Por alguna página tenemos a Neruda escribiendo su discurso en el menú de un Café; por otra, a Carlos Fuentes tecleando con un dedo y escuchando a Los Beatles; a Cortazar en un parque de Managua recitando a una muchedumbre el cuento de un boxeador que cae en desgracia; al propio Hemingway caminando por Paris y por las oraciones de una crónica increíble: “Mi Hemingway personal”. Y no solo de literatura, aunque sea el aspecto más y mejor abordado: la selección también recoge escritos sobre cine, música, artes plásticas. “Pocas cosas de este y del otro mundo no se cuestionan — con desenfado, suspenso, lirismo y humor”, como bien resume una frase del prólogo.

No debe ser pecado — no lo es — sentir admiración por un escritor que admiró incansablemente a sus amigos, hasta el punto de afirmar que escribía para ellos y no para ser famoso.

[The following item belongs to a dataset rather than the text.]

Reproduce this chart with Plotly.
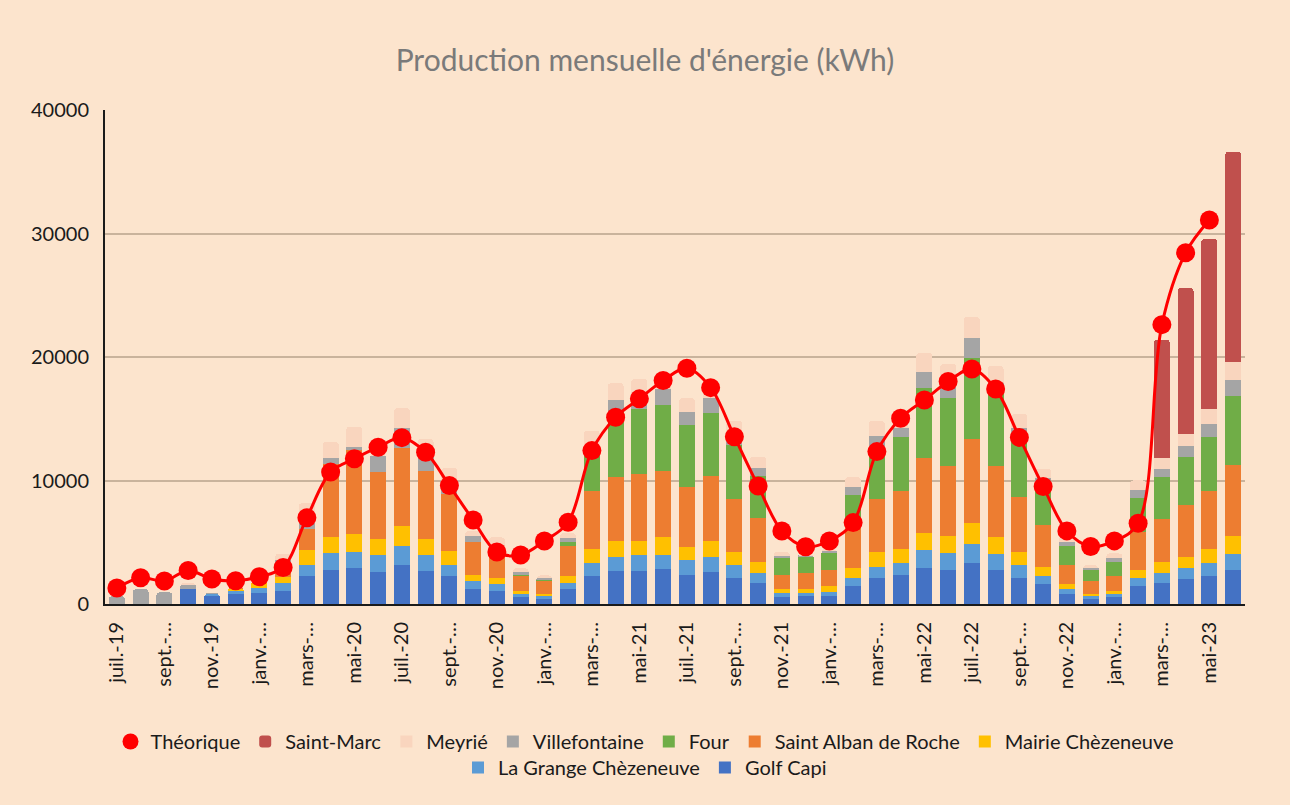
import plotly.graph_objects as go

months = ["juil.-19", "août-19", "sept.-19", "oct.-19", "nov.-19", "déc.-19",
          "janv.-20", "févr.-20", "mars-20", "avr.-20", "mai-20", "juin-20",
          "juil.-20", "août-20", "sept.-20", "oct.-20", "nov.-20", "déc.-20",
          "janv.-21", "févr.-21", "mars-21", "avr.-21", "mai-21", "juin-21",
          "juil.-21", "août-21", "sept.-21", "oct.-21", "nov.-21", "déc.-21",
          "janv.-22", "févr.-22", "mars-22", "avr.-22", "mai-22", "juin-22",
          "juil.-22", "août-22", "sept.-22", "oct.-22", "nov.-22", "déc.-22",
          "janv.-23", "févr.-23", "mars-23", "avr.-23", "mai-23", "juin-23"]

tick_labels = ["juil.-19", "sept.-…", "nov.-19", "janv.-…", "mars-…", "mai-20",
               "juil.-20", "sept.-…", "nov.-20", "janv.-…", "mars-…", "mai-21",
               "juil.-21", "sept.-…", "nov.-21", "janv.-…", "mars-…", "mai-22",
               "juil.-22", "sept.-…", "nov.-22", "janv.-…", "mars-…", "mai-23"]

golf_capi = [0, 0, 0, 1200, 720, 820, 920, 1070, 2270, 2770, 2900, 2630,
             3160, 2670, 2270, 1240, 1080, 590, 430, 1240, 2270, 2670, 2670, 2810,
             2350, 2620, 2110, 1700, 540, 680, 680, 1460, 2110, 2350, 2890, 2750,
             3300, 2760, 2140, 1620, 810, 410, 540, 1460, 1730, 2000, 2270, 2760]

la_grange = [0, 0, 0, 0, 100, 240, 400, 650, 890, 1350, 1350, 1350,
             1570, 1300, 890, 620, 510, 220, 220, 490, 1050, 1130, 1300, 1160,
             1220, 1190, 1050, 810, 380, 240, 270, 650, 920, 950, 1450, 1350,
             1570, 1320, 1030, 650, 380, 240, 270, 680, 810, 950, 1030, 1320]

mairie = [0, 0, 0, 0, 0, 220, 350, 480, 1220, 1300, 1440, 1270,
          1620, 1300, 1160, 490, 510, 240, 160, 540, 1130, 1300, 1130, 1430,
          1080, 1300, 1050, 920, 270, 270, 510, 810, 1190, 1160, 1390, 1400,
          1680, 1320, 1080, 760, 400, 160, 240, 620, 890, 890, 1160, 1430]

saint_alban = [0, 0, 0, 0, 0, 100, 200, 1130, 1680, 5880, 6780, 5420,
               6260, 5510, 4590, 2650, 1900, 1220, 1080, 2460, 4730, 5160, 5430, 5370,
               4810, 5290, 4320, 3560, 1160, 1350, 1320, 3350, 4320, 4730, 6110, 5670,
               6840, 5780, 4430, 3330, 1570, 1050, 1220, 3030, 3430, 4190, 4730, 5760]

four = [0, 0, 0, 0, 0, 0, 0, 0, 0, 0, 0, 0,
        0, 0, 0, 0, 0, 110, 110, 300, 2890, 5320, 5270, 5350,
        5000, 5100, 4350, 3380, 1350, 1300, 1320, 2570, 4210, 4370, 5630, 5480,
        6540, 5890, 5160, 3430, 1570, 950, 1160, 2760, 3410, 3840, 4330, 5540]

villefontaine = [650, 1200, 950, 380, 50, 60, 100, 270, 490, 540, 270, 1300,
                 1620, 1160, 460, 510, 200, 240, 160, 320, 400, 950, 460, 1300,
                 1050, 1160, 400, 680, 220, 110, 220, 650, 890, 730, 1290, 950,
                 1620, 810, 380, 400, 320, 140, 270, 700, 650, 890, 1050, 1350]

meyrie = [0, 0, 0, 100, 0, 0, 0, 480, 1630, 1300, 1630, 200,
          1620, 1430, 1670, 400, 1200, 270, 160, 380, 1570, 1350, 1970, 860,
          1160, 400, 1540, 890, 300, 100, 100, 780, 1190, 300, 1580, 1840,
          1700, 1400, 1190, 760, 400, 190, 400, 760, 890, 1030, 1220, 1410]

saint_marc = [None] * 44 + [9600, 11810, 13790, 17060]

theorique = [1300, 2130, 1860, 2720, 2020, 1880, 2210, 2960, 6990, 10680, 11760, 12700,
             13470, 12290, 9590, 6800, 4210, 3970, 5100, 6620, 12420, 15120, 16610, 18090,
             19090, 17520, 13550, 9560, 5910, 4640, 5100, 6590, 12340, 15040, 16520, 18010,
             19030, 17410, 13490, 9520, 5920, 4650, 5110, 6540, 22620, 28440, 31090, None]

bar_series = [
    ("Golf Capi", golf_capi, "#4472C4", 9, "legend2"),
    ("La Grange Chèzeneuve", la_grange, "#5B9BD5", 8, "legend2"),
    ("Mairie Chèzeneuve", mairie, "#FFC000", 7, "legend"),
    ("Saint Alban de Roche", saint_alban, "#ED7D31", 6, "legend"),
    ("Four", four, "#70AD47", 5, "legend"),
    ("Villefontaine", villefontaine, "#A5A5A5", 4, "legend"),
    ("Meyrié", meyrie, "#F9D5BE", 3, "legend"),
    ("Saint-Marc", saint_marc, "#C0504D", 2, "legend"),
]

BG = "#FCE4CD"
TXT = "#1a1a1a"
FONT = "Lato, Liberation Sans, Arial, sans-serif"

fig = go.Figure()
for name, vals, color, rank, lg in bar_series:
    marker = dict(color=color, line=dict(width=0))
    if name == "Saint-Marc":
        marker["cornerradius"] = 4
    fig.add_trace(go.Bar(x=months, y=vals, name=name, marker=marker,
                         legendrank=rank, legend=lg))

fig.add_trace(go.Scatter(x=months, y=theorique, name="Théorique", mode="lines+markers",
                         line=dict(color="#FF0000", width=3, shape="spline", smoothing=1),
                         marker=dict(color="#FF0000", size=19),
                         showlegend=False))
# legend entry (marker only)
fig.add_trace(go.Scatter(x=[months[0]], y=[None], name="Théorique", mode="markers",
                         marker=dict(color="#FF0000", size=18), legendrank=1,
                         legend="legend"))

fig.update_layout(
    width=1290, height=805, autosize=False,
    paper_bgcolor=BG, plot_bgcolor=BG,
    barmode="stack", bargap=0.32,
    margin=dict(l=105, r=45, t=110, b=201),
    title=dict(text="Production mensuelle d'énergie (kWh)", x=0.5, xref="container",
               y=1 - 60 / 805, yref="container", yanchor="middle", xanchor="center",
               font=dict(family=FONT, size=30, color="#7a7a7a")),
    font=dict(family=FONT, color=TXT),
    legend=dict(orientation="h", x=0.5, xanchor="center", xref="container",
                y=1 - 722 / 805, yref="container", yanchor="top",
                font=dict(family=FONT, size=20, color=TXT), bgcolor="rgba(0,0,0,0)",
                traceorder="normal"),
    legend2=dict(orientation="h", x=0.5, xanchor="center", xref="container",
                 y=1 - 748 / 805, yref="container", yanchor="top",
                 font=dict(family=FONT, size=20, color=TXT), bgcolor="rgba(0,0,0,0)",
                 traceorder="normal"),
    xaxis=dict(type="category", categoryorder="array", categoryarray=months,
               range=[-0.5, len(months) - 0.5], autorange=False,
               tickmode="array", tickvals=months[::2], ticktext=tick_labels,
               tickangle=-90, tickfont=dict(family=FONT, size=20, color=TXT),
               showline=True, linecolor="#1a1a1a", linewidth=2,
               showgrid=False, ticks="", ticklabelstandoff=8),
    yaxis=dict(range=[0, 40000], tickvals=[0, 10000, 20000, 30000, 40000],
               ticktext=["0", "10000", "20000", "30000", "40000"],
               tickfont=dict(family=FONT, size=20, color=TXT),
               showline=True, linecolor="#1a1a1a", linewidth=2,
               showgrid=True, gridcolor="#C9B39C", gridwidth=1.5,
               zeroline=False, ticks="", ticklabelstandoff=10),
)

fig.write_html("out.html", post_script="document.body.style.margin='0';",
               config={"displayModeBar": False})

De ser un poquito crédulos, rezaríamos para que Arte y Literatura lograra reeditar (porque depende menos de la institución que de los herederos de los derechos de autor del Gabo: sus hijos) el libro La soledad de América Latina, a lo mejor para que los periodistas “talentosos y bien-escribidores” que pululamos por las alcantarillas del Ego, encontremos de una vez y por todas la escalera que nos descienda hasta la luz de la modestia (“bajar y bajar hacia las alturas”). A lo mejor para que esta reseña — ensayo o lo que sea — , tenga algún sentido.